There is enough nastiness, eccentricity, coarseness, roughness and extravagance in Donne to put off many fastidious readers: but his faults lie open to the sky: his beauties are frequently hidden, but they are worth searching for.
And yet—a word of warning—let George Saintsbury give it: "No one who thinks Don Quixote a merely funny book, no one who sees in Aristophanes a dirty-minded fellow with a knack of Greek versification ... need trouble himself even to attempt to like Donne."
We read Donne, then, for his fiery imagination, for his deep and subtle analysis, for his humanity, for his passion, for his anti-sentimentalism, for his eager search "to find a north-west passage of his own" in intellect and morals, for the richness and rarity of the gems with which all his work, both prose and poetry, is studded, for his modernity and freshness.
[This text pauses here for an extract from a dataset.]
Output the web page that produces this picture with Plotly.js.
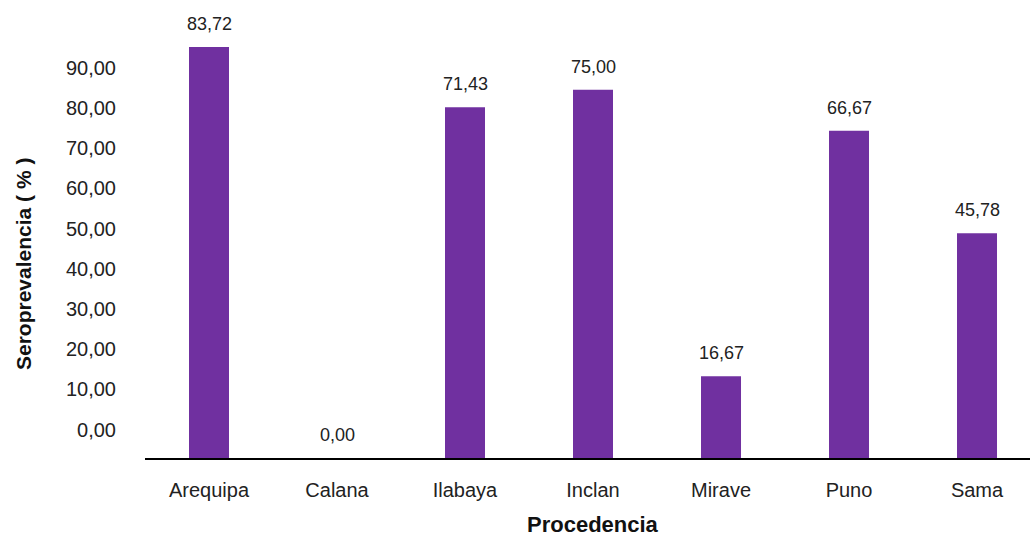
<!DOCTYPE html>
<html>
<head>
<meta charset="utf-8">
<script src="https://cdn.plot.ly/plotly-3.0.1.min.js"></script>
<style>html,body{margin:0;padding:0;background:#fff;}#chart{width:1030px;height:538px;}</style>
</head>
<body>
<div id="chart"></div>
<script>
// Data
const categories = ["Arequipa", "Calana", "Ilabaya", "Inclan", "Mirave", "Puno", "Sama"];
const seroprevalence = [83.72, 0.00, 71.43, 75.00, 16.67, 66.67, 45.78];
const yTickValues = [0, 10, 20, 30, 40, 50, 60, 70, 80, 90];
const yTickLabels = ["0,00", "10,00", "20,00", "30,00", "40,00", "50,00", "60,00", "70,00", "80,00", "90,00"];
const xTitle = "Procedencia";
const yTitle = "Seroprevalencia ( % )";

const fmt = v => v.toFixed(2).replace('.', ',');
const regular = '"Liberation Sans", Arial, sans-serif';

const traces = [
  {
    type: 'bar',
    x: categories,
    y: seroprevalence,
    marker: {color: '#7030A0', line: {width: 0}},
    hoverinfo: 'x+y',
    showlegend: false
  },
  {
    type: 'scatter',
    x: [],
    y: [],
    yaxis: 'y2',
    showlegend: false,
    hoverinfo: 'skip'
  }
];

const annotations = categories.map((c, i) => ({
  x: c,
  y: seroprevalence[i],
  xref: 'x',
  yref: 'y',
  text: fmt(seroprevalence[i]),
  showarrow: false,
  yanchor: 'bottom',
  yshift: 11,
  font: {family: regular, size: 18, color: '#222'}
}));

annotations.push({
  xref: 'paper', yref: 'paper',
  x: 0, xshift: -122,
  y: 0.433,
  xanchor: 'center', yanchor: 'middle',
  textangle: -90,
  text: '<b>' + yTitle + '</b>',
  showarrow: false,
  font: {family: regular, size: 21, color: '#111'}
});
annotations.push({
  xref: 'paper', yref: 'paper',
  x: 0.506,
  y: 0, yshift: -66,
  xanchor: 'center', yanchor: 'middle',
  text: '<b>' + xTitle + '</b>',
  showarrow: false,
  font: {family: regular, size: 22, color: '#111'}
});

const layout = {
  width: 1030,
  height: 538,
  margin: {l: 145, r: 0, t: 10, b: 80, pad: 0},
  paper_bgcolor: '#fff',
  plot_bgcolor: '#fff',
  bargap: 0.6875,
  showlegend: false,
  xaxis: {
    type: 'category',
    range: [-0.5, 6.414],
    showline: true,
    linecolor: '#000',
    linewidth: 2,
    showgrid: false,
    zeroline: false,
    ticks: 'outside',
    ticklen: 13,
    tickcolor: 'rgba(0,0,0,0)',
    tickfont: {family: regular, size: 20, color: '#222'},
    automargin: false
  },
  yaxis: {
    range: [0, 91.24],
    showticklabels: false,
    showgrid: false,
    zeroline: false,
    showline: false,
    ticks: ''
  },
  yaxis2: {
    overlaying: 'y',
    side: 'left',
    range: [-7.03, 104.3],
    tickmode: 'array',
    tickvals: yTickValues,
    ticktext: yTickLabels,
    showgrid: false,
    zeroline: false,
    showline: false,
    ticks: 'outside',
    ticklen: 24,
    tickcolor: 'rgba(0,0,0,0)',
    tickfont: {family: regular, size: 20, color: '#222'},
    automargin: false
  },
  annotations: annotations
};

Plotly.newPlot('chart', traces, layout, {staticPlot: true, displayModeBar: false});
</script>
</body>
</html>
We read Donne as a corrective of lazy thinking: he frees us from illusion.
IX
SUCH A BOOK AS THE BEGGAR'S OPERA
One imagines Nigel Playfair and Arnold Bennett suddenly starting hares over their cigars after dinner. "What shall we do next?" asks N. P. plaintively. "Aren't there any old plays that are really good that the public knows nothing of?"
A. B. gets up wearily and turns over a Dodsley or a Nimmo. "We don't want to cut into the preserves of the Phœnix," he grumbles. "The Duchess of Malfi, Volpone, All for Love ... do you mean that sort of thing?"
"Good God, no," replies Nigel truculently. "I meant something light—something with a 'zip' about it."
"The Critic or A Trip to Scarborough?" queries A. B. He is getting sleepy and is rather bored.